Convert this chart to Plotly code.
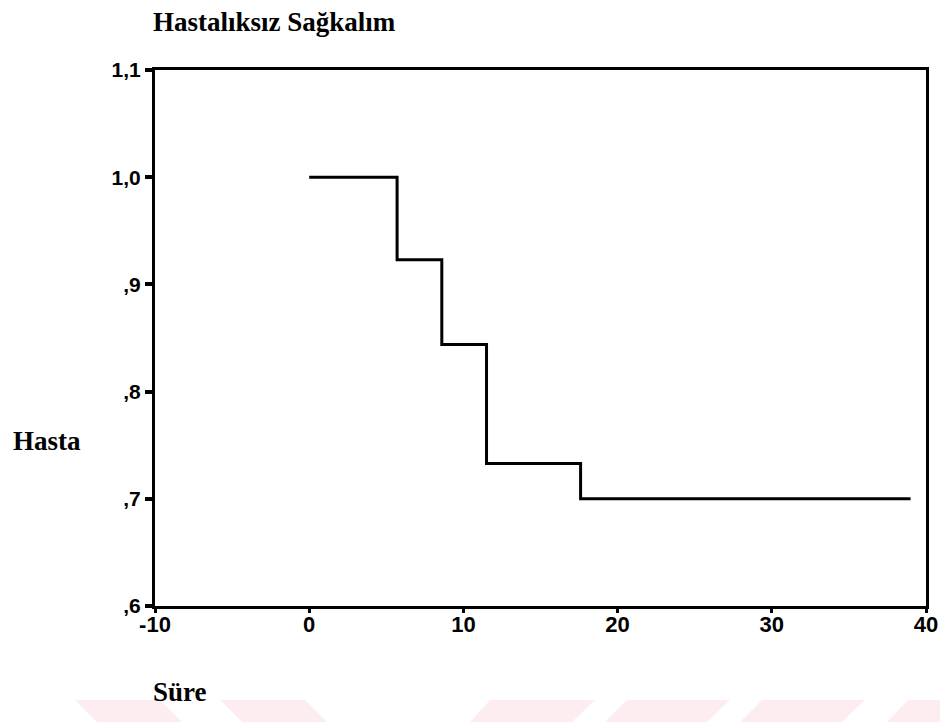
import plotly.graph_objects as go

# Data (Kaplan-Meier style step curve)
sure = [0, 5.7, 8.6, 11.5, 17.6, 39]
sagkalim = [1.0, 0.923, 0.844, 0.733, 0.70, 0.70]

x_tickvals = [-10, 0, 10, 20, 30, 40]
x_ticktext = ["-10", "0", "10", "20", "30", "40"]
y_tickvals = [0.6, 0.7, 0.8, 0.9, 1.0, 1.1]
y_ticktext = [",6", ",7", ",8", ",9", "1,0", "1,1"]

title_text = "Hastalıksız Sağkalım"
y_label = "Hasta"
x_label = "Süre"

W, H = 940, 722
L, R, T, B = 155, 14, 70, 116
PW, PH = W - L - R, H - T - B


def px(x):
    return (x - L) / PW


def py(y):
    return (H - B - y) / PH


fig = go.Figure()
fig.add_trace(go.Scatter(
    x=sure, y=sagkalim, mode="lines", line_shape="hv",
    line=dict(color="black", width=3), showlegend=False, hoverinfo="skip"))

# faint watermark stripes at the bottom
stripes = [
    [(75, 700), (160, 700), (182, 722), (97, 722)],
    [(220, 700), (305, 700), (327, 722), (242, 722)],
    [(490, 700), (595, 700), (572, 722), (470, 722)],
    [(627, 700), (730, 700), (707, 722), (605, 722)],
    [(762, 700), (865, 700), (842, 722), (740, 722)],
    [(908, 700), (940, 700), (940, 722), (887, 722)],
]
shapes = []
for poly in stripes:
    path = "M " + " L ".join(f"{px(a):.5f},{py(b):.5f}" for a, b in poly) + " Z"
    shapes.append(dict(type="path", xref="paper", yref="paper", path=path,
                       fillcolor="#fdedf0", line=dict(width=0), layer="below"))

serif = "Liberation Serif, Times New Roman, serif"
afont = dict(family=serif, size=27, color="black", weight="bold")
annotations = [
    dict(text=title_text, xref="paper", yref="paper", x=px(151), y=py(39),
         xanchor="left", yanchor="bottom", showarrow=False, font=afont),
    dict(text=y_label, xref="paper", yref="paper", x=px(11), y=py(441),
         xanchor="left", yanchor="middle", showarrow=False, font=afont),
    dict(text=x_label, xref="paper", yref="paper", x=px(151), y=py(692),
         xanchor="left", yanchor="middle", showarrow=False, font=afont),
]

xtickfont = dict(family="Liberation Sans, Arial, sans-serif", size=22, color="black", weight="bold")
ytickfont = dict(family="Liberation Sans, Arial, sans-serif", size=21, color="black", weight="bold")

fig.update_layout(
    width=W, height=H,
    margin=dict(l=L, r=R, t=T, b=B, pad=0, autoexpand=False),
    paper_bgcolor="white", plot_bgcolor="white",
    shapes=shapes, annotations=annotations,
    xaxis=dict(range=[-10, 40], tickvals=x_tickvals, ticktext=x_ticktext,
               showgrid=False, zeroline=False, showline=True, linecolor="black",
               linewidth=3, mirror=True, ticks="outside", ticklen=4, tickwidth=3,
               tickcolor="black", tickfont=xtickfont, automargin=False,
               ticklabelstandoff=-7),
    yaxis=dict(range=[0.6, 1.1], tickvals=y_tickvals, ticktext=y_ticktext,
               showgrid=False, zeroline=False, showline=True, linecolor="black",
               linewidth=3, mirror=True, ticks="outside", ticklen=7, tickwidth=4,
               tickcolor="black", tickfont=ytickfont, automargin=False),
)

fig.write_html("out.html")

STATED TASK:
Copy out the data above exactly, except the pictures.

EXERCISE SOLUTION:
Convert this chart to Plotly code.
import plotly.graph_objects as go

# Data (Kaplan-Meier style step curve)
sure = [0, 5.7, 8.6, 11.5, 17.6, 39]
sagkalim = [1.0, 0.923, 0.844, 0.733, 0.70, 0.70]

x_tickvals = [-10, 0, 10, 20, 30, 40]
x_ticktext = ["-10", "0", "10", "20", "30", "40"]
y_tickvals = [0.6, 0.7, 0.8, 0.9, 1.0, 1.1]
y_ticktext = [",6", ",7", ",8", ",9", "1,0", "1,1"]

title_text = "Hastalıksız Sağkalım"
y_label = "Hasta"
x_label = "Süre"

W, H = 940, 722
L, R, T, B = 155, 14, 70, 116
PW, PH = W - L - R, H - T - B


def px(x):
    return (x - L) / PW


def py(y):
    return (H - B - y) / PH


fig = go.Figure()
fig.add_trace(go.Scatter(
    x=sure, y=sagkalim, mode="lines", line_shape="hv",
    line=dict(color="black", width=3), showlegend=False, hoverinfo="skip"))

# faint watermark stripes at the bottom
stripes = [
    [(75, 700), (160, 700), (182, 722), (97, 722)],
    [(220, 700), (305, 700), (327, 722), (242, 722)],
    [(490, 700), (595, 700), (572, 722), (470, 722)],
    [(627, 700), (730, 700), (707, 722), (605, 722)],
    [(762, 700), (865, 700), (842, 722), (740, 722)],
    [(908, 700), (940, 700), (940, 722), (887, 722)],
]
shapes = []
for poly in stripes:
    path = "M " + " L ".join(f"{px(a):.5f},{py(b):.5f}" for a, b in poly) + " Z"
    shapes.append(dict(type="path", xref="paper", yref="paper", path=path,
                       fillcolor="#fdedf0", line=dict(width=0), layer="below"))

serif = "Liberation Serif, Times New Roman, serif"
afont = dict(family=serif, size=27, color="black", weight="bold")
annotations = [
    dict(text=title_text, xref="paper", yref="paper", x=px(151), y=py(39),
         xanchor="left", yanchor="bottom", showarrow=False, font=afont),
    dict(text=y_label, xref="paper", yref="paper", x=px(11), y=py(441),
         xanchor="left", yanchor="middle", showarrow=False, font=afont),
    dict(text=x_label, xref="paper", yref="paper", x=px(151), y=py(692),
         xanchor="left", yanchor="middle", showarrow=False, font=afont),
]

xtickfont = dict(family="Liberation Sans, Arial, sans-serif", size=22, color="black", weight="bold")
ytickfont = dict(family="Liberation Sans, Arial, sans-serif", size=21, color="black", weight="bold")

fig.update_layout(
    width=W, height=H,
    margin=dict(l=L, r=R, t=T, b=B, pad=0, autoexpand=False),
    paper_bgcolor="white", plot_bgcolor="white",
    shapes=shapes, annotations=annotations,
    xaxis=dict(range=[-10, 40], tickvals=x_tickvals, ticktext=x_ticktext,
               showgrid=False, zeroline=False, showline=True, linecolor="black",
               linewidth=3, mirror=True, ticks="outside", ticklen=4, tickwidth=3,
               tickcolor="black", tickfont=xtickfont, automargin=False,
               ticklabelstandoff=-7),
    yaxis=dict(range=[0.6, 1.1], tickvals=y_tickvals, ticktext=y_ticktext,
               showgrid=False, zeroline=False, showline=True, linecolor="black",
               linewidth=3, mirror=True, ticks="outside", ticklen=7, tickwidth=4,
               tickcolor="black", tickfont=ytickfont, automargin=False),
)

fig.write_html("out.html")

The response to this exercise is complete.